La notion continentale et supranationale de la souveraineté estelle pertinente ? La souveraineté peut-elle se concevoir dans un cadre extranational ? Ou alors faut-il, pour que réelle souveraineté il y ait, pousser plus loin les feux de l’intégration européenne ? En d’autres termes, peut-on à la fois vanter (comme ce fut très largement le cas lors des trois derniers discours de politique générale de Jean Castex, Elisabeth Borne puis Gabriel Attal) les souverainismes nationaux en tous genres, promettre un «take back control» (reprendre le contrôle) tous azimuts et parler de souverainisme européen ?

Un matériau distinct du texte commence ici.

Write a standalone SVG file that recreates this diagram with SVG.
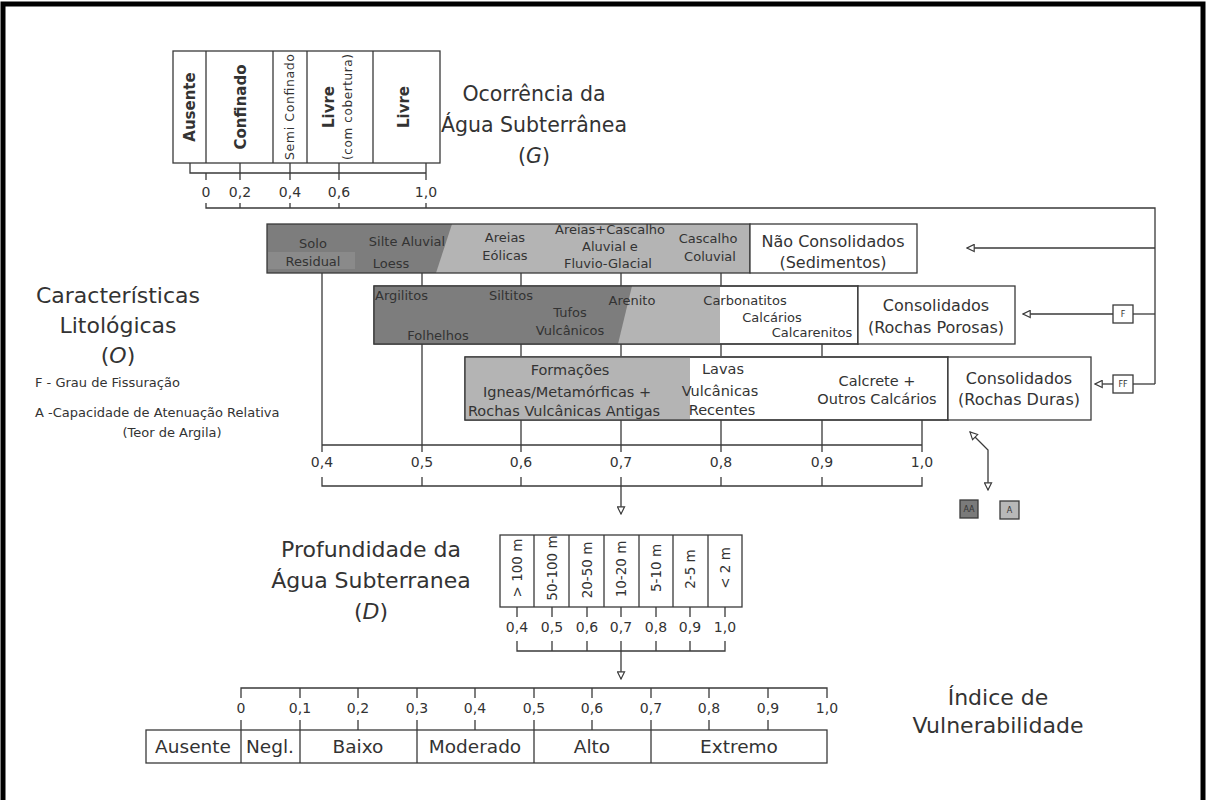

Pour comprendre ce que recouvre le concept de souveraineté, il faut se plonger dans le livre de l’historien Gérard Mairet paru le 13 mars : Qu’est-ce que la souveraineté ? (Folio). La souveraineté (le mot et la chose) apparaît au XVIe siècle avec le Florentin Machiavel et le Français Jean Bodin. La souveraineté, c’est la politique profane, la politique affaire des hommes et de l’Etat comme organisation humaine et non pas divine. Puis la souveraineté sera populaire et démocratique avec la Révolution. Le cadre national (l’Etat-nation) prédominera et se confondra dangereusement avec le nationalisme et donc (si l’on en croit la formule mitterrandienne) la guerre.
Aujourd’hui, avec l’idée de la souveraineté européenne, on pense plus à la puissance et à l’indépendance qu’au peuple souverain. Et c’est là qu’un hic conceptuel apparaît dans l’idée macronienne de souveraineté européenne. Pour qu’il y ait souveraineté européenne, il faudrait qu’il y ait une vraie nation européenne ou, à tout le moins, comme le pense Gérard Mairet, un véritable Etat fédéral européen. Deux possibilités que plus personne n’ose défendre.